Sunday I spent most of Sunday doing chores, putting items up for sale online, napping and reading. In short, being very, very boring. But I finished Barbara Tuchman‘s A Distant Mirror: The Calamitous 14th Century which is very, very interesting.

Distant mirror

This is the second of her works I have read, the first being The March of Folly. Tuchman has a gift for writing readable history that is packed with facts, but never as dry as academic tomes of equal research and weight. Her histories are focused on the people, the characters of the time and their influence on events. Thus she makes her extremely well-researched past come alive. She does not try to extrapolate or make suppositions about them, but let them and their contemporaries speak for them and what we can know about their characters. Even with this (which the extensive research helps), they still come alive, showing that very often, real history is just as or even more entertaining than anything a fictional writer or Hollywood can dream up.
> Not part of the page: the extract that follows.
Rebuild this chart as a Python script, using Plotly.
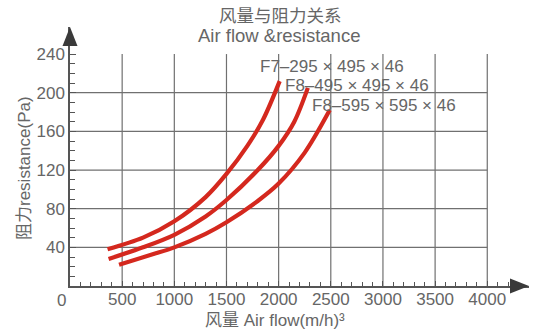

The 1300’s was the century of the Black Death, the Great Famine of 1315 to 1317, the beginning and majority of the Hundred Years War, the Papal Schism, the last push by the Islamic Turks into Europe which laid the groundwork for the Ottoman Empire, and peasant revolts in England, France and Italy. Combined with often arrogant leadership who were focused on their political and personal egos and intrigues, hung up on their antiquated and hypocritical notions of chivalry, they were unable or unwilling to cope with the changing political and social realities, the 14th century was the epitome of the apocryphal “Chinese Curse,” “May you live in interesting times.”

Tuchman explores the history / tells the story through the life of a French noble who, while not royalty, became a major player in the various international conflicts. Enguerrand (VII) de Coucy lived from 1340 to 1397 and seems to have navigated the dangerous waters of the French Court, the English and French conflict, and the Papal and Italian City states without pissing anyone off (except the peasantry). Nor does the book fixate on the nobility, but tracks social movements of the time. Apologies to Europeans who probably already know this, but she points out that the Black Death had created a labor shortage which started to give the peasantry the upper-hand, but the nobility shoved them back into their serf and serf-like roles. They shoved them hard. Between this, the unsupportable burdens of taxation, lack of protection from the sacking of towns and cities in war and roving band of mercenaries/bandits, and the Papal Schism and the avarice and corruption of the church, the people just lost faith with the institutions of society they had lived with for hundreds of years. The voices of both the downtrodden people and the disillusioned clergy began to speak out. They were put down viciously, but the seeds of the Reformation and the humanistic Renaissance were first planted in this century.

It is a fascinating story written in an engaging fashion. Much more so that most books of equal academic standing. If one is interested in this period of history, it really is a “must read.”